I wanted to kick off this blog by looking at the women who first sparked my interest in the gender imbalance present in Church history – The Women of the Reformation. The Reformation is filled with ‘big names’ – such as Luther, Calvin, Zwingli to name a few – who continue to hold influence in theological discourse. One side effect of this has been that people rarely explore the Reformation beyond learning about the lives of these noteworthy men. As a result, the women of the Reformation disappear from our image of this significant period in the history of the Church.
In 2015 the Church and Historians alike commemorated the 500th anniversary of Luther’s Ninety-Nine Theses which is often held as the starting point for the Reformation (even if that was not Luther’s intention at the time). To mark the occasion, 2015 saw the publication and promotion of countless biographies of Reformation leaders and Playmobil even created a figure of Martin Luther! Yet little to nothing was said about women in the Reformation beyond noting that the above men were each married to one.
One of the books promoted to celebrate the 500th anniversary was the Oxford A Very Short Introduction: The Reformation. Here the contribution made by women in the Reformation is confined to one page, with the author correctly stating that:
“Too often, scholarship focuses upon the Reformation’s impact upon women, rather than women’s impact on the Reformation. Women were not supposed to participate actively in the religious changes of the era, but many did.”
PETER MARSHALL, THE REFORMATION: A VER SHORT INTRODUCTION
Yet, despite identifying the problem in how we often think about the women of the Reformation, Marshall fails to mention what women did in the Reformation or even name any female Reformers.
This is, unfortunately, a common occurrence in books about the Reformation. The women of the Reformation remain hidden from readers, feeding into the misunderstanding that the contribution made by female Reformers was not as significant as that of their male counterparts. I hope this series on female Reformers does something to address this mistake.
When talking about female Reformers it is important to highlight and try to understand the unique position these women found themselves in. Firstly, as Marshall correctly states, these women were not meant to involve themselves in religion, especially when religion came into contact with international politics. Their ‘intrusion’ into religion made them the targets of violent abuse from the authorities, their communities and even their own families.
Yet, what is often forgotten by Christians today and omitted in Christian literature about the Reformation, is that most of the male Reformers also disapproved to varying degrees about the involvement of women in religion.
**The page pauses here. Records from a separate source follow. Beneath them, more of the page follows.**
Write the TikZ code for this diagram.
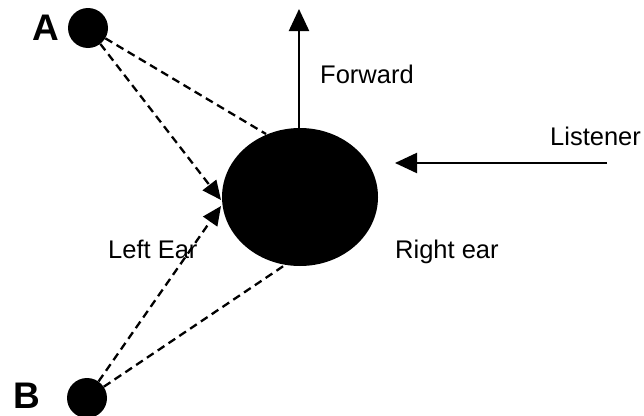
\documentclass[tikz,border=0pt]{standalone}
\usepackage{fontspec}
\setmainfont{Liberation Sans}
\usetikzlibrary{arrows.meta,shapes.geometric}
\begin{document}
\begin{tikzpicture}[x=1pt,y=-1pt,
  src/.style={circle,fill=black,minimum size=40pt,inner sep=0pt},
  lbl/.style={font=\fontsize{25.5}{30}\selectfont,inner sep=0pt,anchor=base west},
  big/.style={font=\fontsize{37}{40}\selectfont\bfseries,inner sep=0pt,anchor=base west},
  dsh/.style={line width=2.3pt,dash pattern=on 8pt off 5pt},
  solidarrow/.style={line width=2.2pt,-{Triangle[length=22pt,width=20pt]}},
  eararrow/.style={dsh,-{Triangle[length=19pt,width=17pt]}}]
\useasboundingbox (0,0) rectangle (644,415);
\clip (0,0) rectangle (644,415);
\node[src] (A) at (88,28) {};
\node[src] (B) at (87,398) {};
\node[big] (la) at (32,40) {A};
\node[big] (lb) at (13,408) {B};
\node[ellipse,fill=black,minimum width=156pt,minimum height=138pt,inner sep=0pt] (head) at (300,197) {};
\coordinate (htop) at (266,134);
\coordinate (hbot) at (285,265);
\coordinate (earA) at (221,200);
\coordinate (earB) at (221,206);
\coordinate (fwd) at (299,9);
\coordinate (fbase) at (299,129);
\coordinate (lis) at (607,163);
\coordinate (lisend) at (395,163);
\draw[dsh] (A) -- (htop);
\draw[eararrow] (A) -- (earA);
\draw[eararrow] (B) -- (earB);
\draw[dsh] (B) -- (hbot);
\draw[solidarrow] (fbase) -- (fwd);
\draw[solidarrow] (lis) -- (lisend);
\node[lbl] (tf) at (320,83) {Forward};
\node[lbl] (tl) at (550,145) {Listener};
\node[lbl] (tle) at (108,258) {Left Ear};
\node[lbl] (tre) at (395,258) {Right ear};
\end{tikzpicture}
\end{document}
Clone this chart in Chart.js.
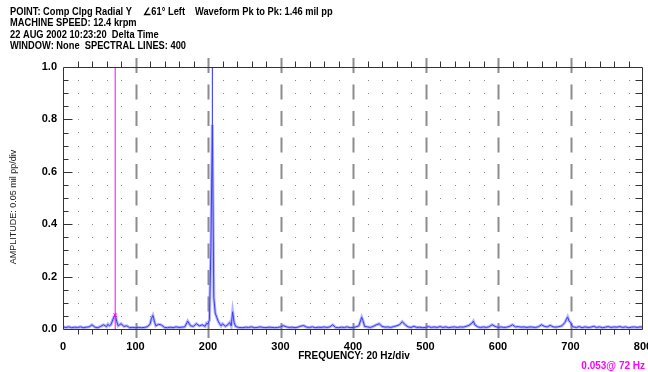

This ranged from concerns that an obvious female influence would discredit the Reform movement, to the public condemnation of female Reformers. Some, like Katherina Zell, were tolerated during times of emergency only to be forced out of the movement during times of peace. Others, like Marie Dentière, when silenced and labelled heretical by the Catholic authorities, found their fellow Reformers agreeing with this condemnation. Therefore, unlike male Reformers, female Reformers were met with obstacles from both the opposition and those on their team.
Secondly, what is not often understood by readers today is how vulnerable these women were. Many of the women we shall learn about were converts to ‘Protestantism’ living with, and reliant upon, their Catholic families. Regardless of nobility and rank, women remained dependant on the men in their lives and thus many were punished for their beliefs in ways we cannot fully appreciate. Some were forced into Catholic marriages, separated from their children for decades and even removed from society, effectively held captive in far away estates. This physical and emotional domestic abuse faced by female Reformers needs to be recognised and appreciated by the Church today.
Lastly, the women in the Reformation had responsibilities outside of the Reform movement. These women remained wives, mothers, daughters, etc. and were all too aware that their actions would have consequences for their families. Moreover, in the case of many of the wives, their contribution to the Reformation was keeping their Reformer husbands fed, financially stable and with a roof other their heads. Too many have fallen into the mistake of underappreciating the effect these domestic activities had on allowing the wider Reformation to gain momentum.
Most of the women we shall learn about were wives and mothers, but they were never just wives and mothers. I hope when you read the stories of these women you grow in appreciation of their bravery and perseverance.
For this series, I will be focussing on the Reformation which took place in continental Europe following the events of Wittenberg in 1517. I will explore the English Reformation separately as its context is much different. Not only did it take place significantly later, it was also state-enforced, creating a drastically different environment to that of the ‘heretical’ movement on continental Europe. I will also be including all denominations under the umbrella of the ‘Reformation’ including Lutherans, Calvinists, Huguenots, and those who never aligned themselves to a theology beyond ‘Reformer’.
I hope you enjoy this series and come to know and appreciate these women as I have – Happy Reading!
Image from left to write shows: Elisabeth of Brandenburg, Martin Luther, Anna Zwingli, Charlotte de Bourbon and Huldrych Zwingli.